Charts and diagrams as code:
○ ○ ○
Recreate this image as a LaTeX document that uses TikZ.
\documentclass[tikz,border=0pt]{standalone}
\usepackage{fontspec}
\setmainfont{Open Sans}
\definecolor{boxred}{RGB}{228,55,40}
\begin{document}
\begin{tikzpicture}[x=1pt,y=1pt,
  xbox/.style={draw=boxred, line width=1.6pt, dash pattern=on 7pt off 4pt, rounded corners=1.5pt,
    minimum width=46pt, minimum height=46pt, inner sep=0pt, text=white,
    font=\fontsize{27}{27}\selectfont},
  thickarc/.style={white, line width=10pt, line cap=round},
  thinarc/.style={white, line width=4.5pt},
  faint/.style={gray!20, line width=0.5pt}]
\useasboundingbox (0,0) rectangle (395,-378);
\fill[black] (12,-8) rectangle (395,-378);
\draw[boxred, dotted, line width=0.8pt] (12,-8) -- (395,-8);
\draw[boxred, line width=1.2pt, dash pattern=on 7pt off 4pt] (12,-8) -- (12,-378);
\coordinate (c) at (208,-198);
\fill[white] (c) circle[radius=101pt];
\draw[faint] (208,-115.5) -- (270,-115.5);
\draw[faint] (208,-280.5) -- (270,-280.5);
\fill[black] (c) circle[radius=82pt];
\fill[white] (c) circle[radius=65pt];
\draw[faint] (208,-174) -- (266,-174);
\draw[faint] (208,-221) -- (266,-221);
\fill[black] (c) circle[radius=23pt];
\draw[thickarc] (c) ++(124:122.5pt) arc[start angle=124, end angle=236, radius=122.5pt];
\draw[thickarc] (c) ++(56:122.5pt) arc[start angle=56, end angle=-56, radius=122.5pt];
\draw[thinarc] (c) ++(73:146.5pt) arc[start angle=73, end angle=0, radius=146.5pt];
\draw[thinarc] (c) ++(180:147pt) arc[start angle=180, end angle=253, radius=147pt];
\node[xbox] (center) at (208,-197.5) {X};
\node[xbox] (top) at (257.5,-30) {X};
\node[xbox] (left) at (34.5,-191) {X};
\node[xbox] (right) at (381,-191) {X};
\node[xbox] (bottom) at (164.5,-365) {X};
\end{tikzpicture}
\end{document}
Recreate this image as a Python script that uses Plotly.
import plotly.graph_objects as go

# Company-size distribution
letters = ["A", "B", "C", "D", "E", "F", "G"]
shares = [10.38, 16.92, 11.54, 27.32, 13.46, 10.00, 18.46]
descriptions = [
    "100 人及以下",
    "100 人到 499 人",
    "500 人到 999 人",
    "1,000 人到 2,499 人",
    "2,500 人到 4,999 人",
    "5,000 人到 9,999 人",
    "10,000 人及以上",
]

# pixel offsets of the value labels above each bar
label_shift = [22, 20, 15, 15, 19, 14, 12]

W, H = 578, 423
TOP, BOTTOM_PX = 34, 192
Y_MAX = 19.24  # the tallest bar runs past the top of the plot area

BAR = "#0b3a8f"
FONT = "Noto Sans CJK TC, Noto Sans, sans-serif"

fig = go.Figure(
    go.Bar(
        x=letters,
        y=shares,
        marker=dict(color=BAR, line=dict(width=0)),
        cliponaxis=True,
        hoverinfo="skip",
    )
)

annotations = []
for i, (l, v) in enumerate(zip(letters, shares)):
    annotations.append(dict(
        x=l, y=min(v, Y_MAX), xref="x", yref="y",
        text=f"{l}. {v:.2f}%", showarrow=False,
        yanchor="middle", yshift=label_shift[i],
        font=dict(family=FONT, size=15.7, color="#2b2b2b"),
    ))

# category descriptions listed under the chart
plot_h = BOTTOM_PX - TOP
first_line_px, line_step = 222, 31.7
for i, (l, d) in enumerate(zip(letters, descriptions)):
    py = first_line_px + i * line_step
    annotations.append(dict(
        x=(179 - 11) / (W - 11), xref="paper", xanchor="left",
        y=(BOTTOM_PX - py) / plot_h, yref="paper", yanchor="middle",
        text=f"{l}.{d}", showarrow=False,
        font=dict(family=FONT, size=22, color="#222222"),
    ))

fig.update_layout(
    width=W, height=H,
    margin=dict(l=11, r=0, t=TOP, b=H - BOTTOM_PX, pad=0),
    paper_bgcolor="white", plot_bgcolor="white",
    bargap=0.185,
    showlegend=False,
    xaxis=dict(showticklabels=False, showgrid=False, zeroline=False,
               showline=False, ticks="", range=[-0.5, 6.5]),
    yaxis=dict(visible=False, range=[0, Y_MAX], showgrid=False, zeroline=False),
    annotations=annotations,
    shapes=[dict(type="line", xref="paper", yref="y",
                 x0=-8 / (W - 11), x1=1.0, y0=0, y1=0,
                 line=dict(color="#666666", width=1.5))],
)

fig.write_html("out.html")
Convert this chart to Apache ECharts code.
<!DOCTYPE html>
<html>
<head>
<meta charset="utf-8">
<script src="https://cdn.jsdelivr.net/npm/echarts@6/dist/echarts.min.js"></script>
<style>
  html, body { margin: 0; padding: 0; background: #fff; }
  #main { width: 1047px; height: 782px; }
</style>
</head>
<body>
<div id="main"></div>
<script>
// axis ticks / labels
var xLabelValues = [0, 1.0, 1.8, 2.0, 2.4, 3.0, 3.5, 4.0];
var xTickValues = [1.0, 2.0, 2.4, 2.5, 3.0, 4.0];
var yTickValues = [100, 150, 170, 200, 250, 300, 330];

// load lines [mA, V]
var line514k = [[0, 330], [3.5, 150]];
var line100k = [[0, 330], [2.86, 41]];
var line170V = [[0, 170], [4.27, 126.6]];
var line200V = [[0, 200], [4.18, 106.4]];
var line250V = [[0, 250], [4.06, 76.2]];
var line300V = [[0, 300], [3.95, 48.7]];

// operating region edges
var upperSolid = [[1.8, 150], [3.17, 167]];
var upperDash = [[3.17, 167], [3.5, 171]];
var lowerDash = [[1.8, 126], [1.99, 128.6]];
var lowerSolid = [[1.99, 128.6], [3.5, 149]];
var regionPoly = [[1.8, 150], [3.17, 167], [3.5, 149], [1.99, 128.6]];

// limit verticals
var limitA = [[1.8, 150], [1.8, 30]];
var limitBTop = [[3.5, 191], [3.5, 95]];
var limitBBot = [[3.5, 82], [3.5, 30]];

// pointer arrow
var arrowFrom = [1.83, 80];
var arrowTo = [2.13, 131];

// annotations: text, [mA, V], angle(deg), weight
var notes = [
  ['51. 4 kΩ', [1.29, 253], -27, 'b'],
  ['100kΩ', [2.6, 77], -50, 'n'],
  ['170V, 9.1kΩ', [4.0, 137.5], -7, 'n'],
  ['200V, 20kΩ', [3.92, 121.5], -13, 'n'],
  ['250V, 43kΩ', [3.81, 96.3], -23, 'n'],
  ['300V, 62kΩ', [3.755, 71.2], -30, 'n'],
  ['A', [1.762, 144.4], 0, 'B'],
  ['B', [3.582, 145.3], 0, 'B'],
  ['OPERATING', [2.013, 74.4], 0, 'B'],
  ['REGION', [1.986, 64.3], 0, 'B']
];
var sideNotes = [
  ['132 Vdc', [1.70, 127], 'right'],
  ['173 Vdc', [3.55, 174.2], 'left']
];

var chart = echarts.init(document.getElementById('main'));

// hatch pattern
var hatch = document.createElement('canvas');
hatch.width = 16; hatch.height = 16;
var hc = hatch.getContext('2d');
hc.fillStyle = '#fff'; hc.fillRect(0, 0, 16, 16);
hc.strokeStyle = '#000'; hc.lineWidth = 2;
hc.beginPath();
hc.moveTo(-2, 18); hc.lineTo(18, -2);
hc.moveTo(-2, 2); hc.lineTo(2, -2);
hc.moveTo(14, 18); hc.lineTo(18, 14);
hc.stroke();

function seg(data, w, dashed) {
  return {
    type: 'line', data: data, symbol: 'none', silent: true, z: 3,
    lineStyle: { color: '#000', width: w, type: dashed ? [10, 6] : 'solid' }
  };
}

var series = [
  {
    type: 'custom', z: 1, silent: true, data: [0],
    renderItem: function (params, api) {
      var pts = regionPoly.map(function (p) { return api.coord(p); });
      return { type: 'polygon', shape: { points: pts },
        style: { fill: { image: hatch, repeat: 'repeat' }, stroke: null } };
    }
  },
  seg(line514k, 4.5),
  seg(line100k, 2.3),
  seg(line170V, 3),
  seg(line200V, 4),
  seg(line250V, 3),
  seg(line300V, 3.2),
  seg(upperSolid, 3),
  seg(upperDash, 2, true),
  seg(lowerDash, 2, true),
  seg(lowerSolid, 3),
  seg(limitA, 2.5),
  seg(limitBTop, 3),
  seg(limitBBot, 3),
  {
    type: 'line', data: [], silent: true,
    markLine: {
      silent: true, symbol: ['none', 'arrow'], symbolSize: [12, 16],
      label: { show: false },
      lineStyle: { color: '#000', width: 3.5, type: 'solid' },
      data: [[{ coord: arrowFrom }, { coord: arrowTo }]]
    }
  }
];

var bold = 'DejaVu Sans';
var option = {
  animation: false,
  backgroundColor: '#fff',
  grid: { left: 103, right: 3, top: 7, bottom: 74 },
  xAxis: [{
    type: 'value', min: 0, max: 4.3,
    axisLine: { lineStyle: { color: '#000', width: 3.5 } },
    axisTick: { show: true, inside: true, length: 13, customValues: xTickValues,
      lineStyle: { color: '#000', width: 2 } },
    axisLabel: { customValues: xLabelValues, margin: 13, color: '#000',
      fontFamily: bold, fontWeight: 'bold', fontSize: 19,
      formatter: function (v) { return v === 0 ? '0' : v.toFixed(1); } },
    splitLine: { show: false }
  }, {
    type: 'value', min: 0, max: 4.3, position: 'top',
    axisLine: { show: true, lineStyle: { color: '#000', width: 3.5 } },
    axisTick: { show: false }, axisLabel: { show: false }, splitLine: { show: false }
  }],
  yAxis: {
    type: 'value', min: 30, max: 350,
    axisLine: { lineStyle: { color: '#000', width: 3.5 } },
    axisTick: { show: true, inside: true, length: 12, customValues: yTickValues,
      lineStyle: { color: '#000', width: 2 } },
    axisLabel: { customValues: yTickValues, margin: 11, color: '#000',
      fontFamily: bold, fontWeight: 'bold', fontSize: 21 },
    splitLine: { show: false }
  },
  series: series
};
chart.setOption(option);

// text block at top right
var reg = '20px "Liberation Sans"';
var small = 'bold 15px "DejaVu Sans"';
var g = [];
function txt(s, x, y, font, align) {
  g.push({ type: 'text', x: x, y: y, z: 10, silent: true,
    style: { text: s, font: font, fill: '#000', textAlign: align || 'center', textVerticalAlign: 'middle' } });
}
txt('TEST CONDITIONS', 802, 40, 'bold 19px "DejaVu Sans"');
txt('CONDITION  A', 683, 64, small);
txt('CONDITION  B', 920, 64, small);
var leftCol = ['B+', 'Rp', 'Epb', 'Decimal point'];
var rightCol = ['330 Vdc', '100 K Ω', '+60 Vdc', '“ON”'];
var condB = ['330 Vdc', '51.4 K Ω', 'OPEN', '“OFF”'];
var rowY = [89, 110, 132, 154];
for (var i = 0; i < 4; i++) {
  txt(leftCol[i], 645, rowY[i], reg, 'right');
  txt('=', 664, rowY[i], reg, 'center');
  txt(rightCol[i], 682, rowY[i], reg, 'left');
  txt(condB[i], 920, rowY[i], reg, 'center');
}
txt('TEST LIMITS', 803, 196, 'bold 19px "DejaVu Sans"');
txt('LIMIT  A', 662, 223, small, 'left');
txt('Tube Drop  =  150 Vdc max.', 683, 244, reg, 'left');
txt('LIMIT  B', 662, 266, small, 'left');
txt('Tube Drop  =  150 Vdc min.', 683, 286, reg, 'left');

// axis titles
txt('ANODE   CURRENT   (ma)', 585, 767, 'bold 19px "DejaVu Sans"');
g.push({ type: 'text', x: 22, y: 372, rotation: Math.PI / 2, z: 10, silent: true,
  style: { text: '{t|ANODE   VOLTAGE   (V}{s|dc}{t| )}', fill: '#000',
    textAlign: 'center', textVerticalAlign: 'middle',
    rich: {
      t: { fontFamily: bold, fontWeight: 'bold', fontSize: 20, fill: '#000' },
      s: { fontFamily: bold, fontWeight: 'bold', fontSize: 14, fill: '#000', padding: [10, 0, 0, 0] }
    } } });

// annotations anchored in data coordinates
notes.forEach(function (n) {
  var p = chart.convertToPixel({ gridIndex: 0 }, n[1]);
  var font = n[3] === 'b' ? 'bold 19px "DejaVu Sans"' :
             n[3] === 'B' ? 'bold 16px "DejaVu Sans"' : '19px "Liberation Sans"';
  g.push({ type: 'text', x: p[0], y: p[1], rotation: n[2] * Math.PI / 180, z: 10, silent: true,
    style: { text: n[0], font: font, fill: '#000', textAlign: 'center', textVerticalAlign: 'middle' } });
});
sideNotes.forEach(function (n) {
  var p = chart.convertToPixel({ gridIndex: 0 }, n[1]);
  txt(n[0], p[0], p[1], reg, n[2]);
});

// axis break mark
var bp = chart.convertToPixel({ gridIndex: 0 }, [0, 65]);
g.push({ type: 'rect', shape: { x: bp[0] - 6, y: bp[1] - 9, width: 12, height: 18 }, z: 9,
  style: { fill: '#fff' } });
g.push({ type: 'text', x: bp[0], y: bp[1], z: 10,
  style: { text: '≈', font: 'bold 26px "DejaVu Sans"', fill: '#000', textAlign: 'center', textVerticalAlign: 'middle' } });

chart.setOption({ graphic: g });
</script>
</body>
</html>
○ ○ ○
_What is asked_
From the records above, extract exactly and only the lines that begin at the line with "Convert this chart to Apache ECharts code." and stop after the line with "var arrowTo = [2.13, 131];".

_Result_
Convert this chart to Apache ECharts code.
<!DOCTYPE html>
<html>
<head>
<meta charset="utf-8">
<script src="https://cdn.jsdelivr.net/npm/echarts@6/dist/echarts.min.js"></script>
<style>
  html, body { margin: 0; padding: 0; background: #fff; }
  #main { width: 1047px; height: 782px; }
</style>
</head>
<body>
<div id="main"></div>
<script>
// axis ticks / labels
var xLabelValues = [0, 1.0, 1.8, 2.0, 2.4, 3.0, 3.5, 4.0];
var xTickValues = [1.0, 2.0, 2.4, 2.5, 3.0, 4.0];
var yTickValues = [100, 150, 170, 200, 250, 300, 330];

// load lines [mA, V]
var line514k = [[0, 330], [3.5, 150]];
var line100k = [[0, 330], [2.86, 41]];
var line170V = [[0, 170], [4.27, 126.6]];
var line200V = [[0, 200], [4.18, 106.4]];
var line250V = [[0, 250], [4.06, 76.2]];
var line300V = [[0, 300], [3.95, 48.7]];

// operating region edges
var upperSolid = [[1.8, 150], [3.17, 167]];
var upperDash = [[3.17, 167], [3.5, 171]];
var lowerDash = [[1.8, 126], [1.99, 128.6]];
var lowerSolid = [[1.99, 128.6], [3.5, 149]];
var regionPoly = [[1.8, 150], [3.17, 167], [3.5, 149], [1.99, 128.6]];

// limit verticals
var limitA = [[1.8, 150], [1.8, 30]];
var limitBTop = [[3.5, 191], [3.5, 95]];
var limitBBot = [[3.5, 82], [3.5, 30]];

// pointer arrow
var arrowFrom = [1.83, 80];
var arrowTo = [2.13, 131];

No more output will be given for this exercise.